One of the stories from the just completed Presidential campaign that historians will debate for many years is the effect that the Swift Boat Veterans had on the just completed Presidential campaign. Here are earlier posts on the Swift Boat Veterans.
This John Fund article on OpinonJournal.com is a useful review of the story of these Vietnam veterans groups that raised doubts during the campaign about John Kerry’s fitness to serve as commander in chief. The setting for the story is the Restoration Weekend, an annual gathering of political activists that David Horowitz organizes. Mr. Horowitz is a former left-wing radical who opposed the Vietnam War effort as an editor of Ramparts magazine, but who is now conservative writer and political activist.

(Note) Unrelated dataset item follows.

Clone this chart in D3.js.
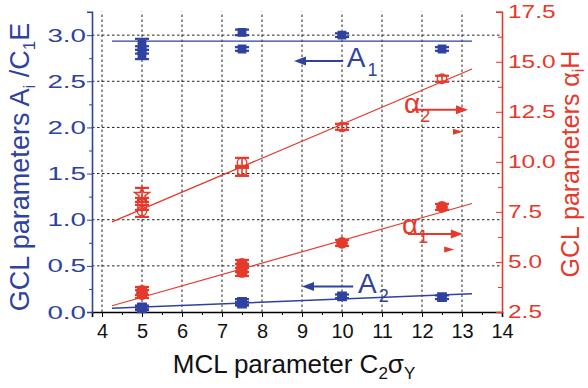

The article does a good job of summarizing the Swift Boat Veterans’ activities during the campaign, and includes the following insightful observation:
As the evening proceeded and one Vietnam veteran after another shared the story of how veterans felt compelled to attack Mr. Kerry for his 1971 testimony branding fellow veterans as war criminals, former CBS News correspondent Bernard Goldberg leaned back in his chair in amazement.
“I think some of them are too intense,” he told me. “But screwing with these guys by accusing them of atrocities was one of the biggest mistakes John Kerry ever made. Thirty years later he woke a sleeping giant.”